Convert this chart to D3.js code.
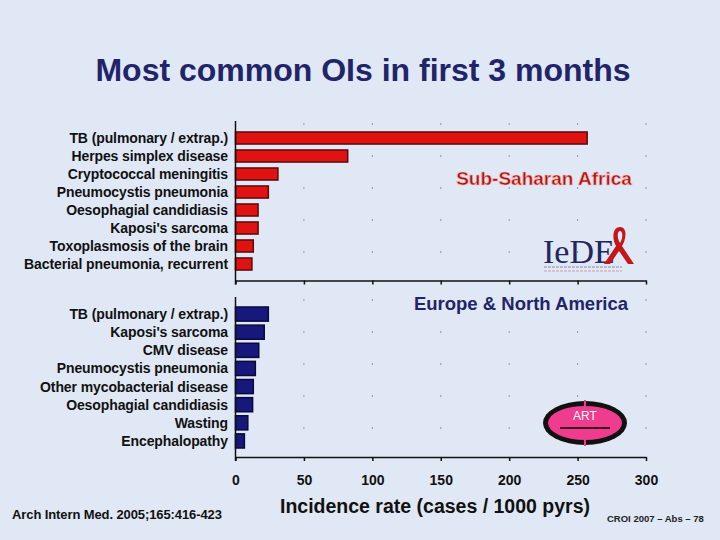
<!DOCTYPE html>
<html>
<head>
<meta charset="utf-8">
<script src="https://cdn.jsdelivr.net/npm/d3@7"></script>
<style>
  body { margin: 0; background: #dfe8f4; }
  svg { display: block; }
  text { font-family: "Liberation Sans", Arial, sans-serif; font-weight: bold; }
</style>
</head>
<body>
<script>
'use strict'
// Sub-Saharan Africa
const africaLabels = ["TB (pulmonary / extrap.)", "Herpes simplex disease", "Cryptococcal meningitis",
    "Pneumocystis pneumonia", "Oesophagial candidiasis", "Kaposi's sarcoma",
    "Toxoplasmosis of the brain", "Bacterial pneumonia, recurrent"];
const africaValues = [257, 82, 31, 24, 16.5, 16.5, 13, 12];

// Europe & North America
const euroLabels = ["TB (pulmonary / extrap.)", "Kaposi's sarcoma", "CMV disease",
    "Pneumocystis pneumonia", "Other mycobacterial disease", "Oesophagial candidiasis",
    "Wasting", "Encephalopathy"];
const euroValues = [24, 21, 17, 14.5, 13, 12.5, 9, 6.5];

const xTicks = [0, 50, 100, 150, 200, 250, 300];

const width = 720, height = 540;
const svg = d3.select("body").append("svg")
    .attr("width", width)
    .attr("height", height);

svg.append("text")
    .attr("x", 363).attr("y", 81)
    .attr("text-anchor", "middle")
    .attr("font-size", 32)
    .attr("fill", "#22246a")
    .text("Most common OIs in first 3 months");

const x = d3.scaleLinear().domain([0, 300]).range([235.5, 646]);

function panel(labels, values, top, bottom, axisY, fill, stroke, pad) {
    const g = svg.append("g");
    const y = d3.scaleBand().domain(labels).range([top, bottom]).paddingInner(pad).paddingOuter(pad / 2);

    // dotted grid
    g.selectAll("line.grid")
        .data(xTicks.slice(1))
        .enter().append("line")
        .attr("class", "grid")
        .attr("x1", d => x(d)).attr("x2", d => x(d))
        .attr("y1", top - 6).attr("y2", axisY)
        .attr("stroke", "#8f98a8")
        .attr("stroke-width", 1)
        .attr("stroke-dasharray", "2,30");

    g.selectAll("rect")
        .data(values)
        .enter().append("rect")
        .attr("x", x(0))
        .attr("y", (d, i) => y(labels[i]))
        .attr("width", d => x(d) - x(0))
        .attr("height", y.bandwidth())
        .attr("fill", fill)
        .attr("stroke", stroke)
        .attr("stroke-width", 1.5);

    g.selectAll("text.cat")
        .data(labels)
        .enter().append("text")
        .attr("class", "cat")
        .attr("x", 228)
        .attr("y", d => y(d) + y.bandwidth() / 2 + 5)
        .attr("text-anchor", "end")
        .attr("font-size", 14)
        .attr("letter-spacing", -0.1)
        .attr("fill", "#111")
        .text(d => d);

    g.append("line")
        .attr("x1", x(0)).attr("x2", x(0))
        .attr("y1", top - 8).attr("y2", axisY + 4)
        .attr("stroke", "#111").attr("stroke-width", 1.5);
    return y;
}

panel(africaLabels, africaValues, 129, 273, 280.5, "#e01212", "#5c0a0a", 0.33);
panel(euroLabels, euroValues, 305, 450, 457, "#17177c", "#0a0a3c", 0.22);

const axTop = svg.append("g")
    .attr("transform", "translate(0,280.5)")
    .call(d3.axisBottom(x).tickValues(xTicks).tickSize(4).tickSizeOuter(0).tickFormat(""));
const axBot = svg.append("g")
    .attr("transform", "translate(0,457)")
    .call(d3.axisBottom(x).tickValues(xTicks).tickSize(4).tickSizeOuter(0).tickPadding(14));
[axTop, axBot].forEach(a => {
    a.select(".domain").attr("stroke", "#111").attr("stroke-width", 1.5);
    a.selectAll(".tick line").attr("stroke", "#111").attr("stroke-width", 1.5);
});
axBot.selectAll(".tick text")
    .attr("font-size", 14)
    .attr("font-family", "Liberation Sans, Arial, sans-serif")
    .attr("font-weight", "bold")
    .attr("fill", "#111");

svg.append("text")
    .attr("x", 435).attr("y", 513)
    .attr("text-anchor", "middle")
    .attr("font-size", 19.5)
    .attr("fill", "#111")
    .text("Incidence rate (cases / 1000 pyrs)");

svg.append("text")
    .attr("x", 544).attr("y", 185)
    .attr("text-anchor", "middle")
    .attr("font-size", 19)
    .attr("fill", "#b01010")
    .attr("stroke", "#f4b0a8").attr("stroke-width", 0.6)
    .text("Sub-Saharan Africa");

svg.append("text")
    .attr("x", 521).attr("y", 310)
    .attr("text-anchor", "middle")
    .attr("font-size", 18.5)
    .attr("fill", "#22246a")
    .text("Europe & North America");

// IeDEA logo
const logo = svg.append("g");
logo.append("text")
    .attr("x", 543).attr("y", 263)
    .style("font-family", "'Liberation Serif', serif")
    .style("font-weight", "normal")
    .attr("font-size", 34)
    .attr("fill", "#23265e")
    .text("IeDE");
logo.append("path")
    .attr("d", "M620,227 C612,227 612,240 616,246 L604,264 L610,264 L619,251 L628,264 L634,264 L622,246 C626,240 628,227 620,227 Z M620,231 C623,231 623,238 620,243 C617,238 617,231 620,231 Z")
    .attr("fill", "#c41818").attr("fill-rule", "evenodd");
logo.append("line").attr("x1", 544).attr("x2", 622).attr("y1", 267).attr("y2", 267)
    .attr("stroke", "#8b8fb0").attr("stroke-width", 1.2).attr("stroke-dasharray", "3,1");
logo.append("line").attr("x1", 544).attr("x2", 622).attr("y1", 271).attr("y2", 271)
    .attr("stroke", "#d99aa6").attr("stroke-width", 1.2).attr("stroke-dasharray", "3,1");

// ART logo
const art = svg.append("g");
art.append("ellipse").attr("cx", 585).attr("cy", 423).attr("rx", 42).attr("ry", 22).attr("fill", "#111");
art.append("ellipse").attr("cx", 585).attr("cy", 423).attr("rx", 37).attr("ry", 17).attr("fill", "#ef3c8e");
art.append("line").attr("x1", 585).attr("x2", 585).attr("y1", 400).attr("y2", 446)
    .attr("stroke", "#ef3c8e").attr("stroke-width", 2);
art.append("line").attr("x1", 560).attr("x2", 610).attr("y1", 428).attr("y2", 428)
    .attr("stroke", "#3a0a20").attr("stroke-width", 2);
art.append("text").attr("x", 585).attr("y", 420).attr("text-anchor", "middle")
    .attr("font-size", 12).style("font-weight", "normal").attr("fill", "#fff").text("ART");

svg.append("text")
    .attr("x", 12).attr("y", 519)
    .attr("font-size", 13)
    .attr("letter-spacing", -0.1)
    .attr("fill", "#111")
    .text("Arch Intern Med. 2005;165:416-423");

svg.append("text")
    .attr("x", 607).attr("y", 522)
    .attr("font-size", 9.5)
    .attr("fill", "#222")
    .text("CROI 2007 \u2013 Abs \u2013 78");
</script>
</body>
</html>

○ ○ ○ ○ ○

* [WHAT TO PRODUCE]: Begin at the first line of the data above and repeat each line exactly, stopping after the line containing "const x = d3.scaleLinear().domain([0, 300]).range([235.5, 646]);". Omit the pictures.

* [ANSWER TO THIS PROBLEM]:
Convert this chart to D3.js code.
<!DOCTYPE html>
<html>
<head>
<meta charset="utf-8">
<script src="https://cdn.jsdelivr.net/npm/d3@7"></script>
<style>
  body { margin: 0; background: #dfe8f4; }
  svg { display: block; }
  text { font-family: "Liberation Sans", Arial, sans-serif; font-weight: bold; }
</style>
</head>
<body>
<script>
'use strict'
// Sub-Saharan Africa
const africaLabels = ["TB (pulmonary / extrap.)", "Herpes simplex disease", "Cryptococcal meningitis",
    "Pneumocystis pneumonia", "Oesophagial candidiasis", "Kaposi's sarcoma",
    "Toxoplasmosis of the brain", "Bacterial pneumonia, recurrent"];
const africaValues = [257, 82, 31, 24, 16.5, 16.5, 13, 12];

// Europe & North America
const euroLabels = ["TB (pulmonary / extrap.)", "Kaposi's sarcoma", "CMV disease",
    "Pneumocystis pneumonia", "Other mycobacterial disease", "Oesophagial candidiasis",
    "Wasting", "Encephalopathy"];
const euroValues = [24, 21, 17, 14.5, 13, 12.5, 9, 6.5];

const xTicks = [0, 50, 100, 150, 200, 250, 300];

const width = 720, height = 540;
const svg = d3.select("body").append("svg")
    .attr("width", width)
    .attr("height", height);

svg.append("text")
    .attr("x", 363).attr("y", 81)
    .attr("text-anchor", "middle")
    .attr("font-size", 32)
    .attr("fill", "#22246a")
    .text("Most common OIs in first 3 months");

const x = d3.scaleLinear().domain([0, 300]).range([235.5, 646]);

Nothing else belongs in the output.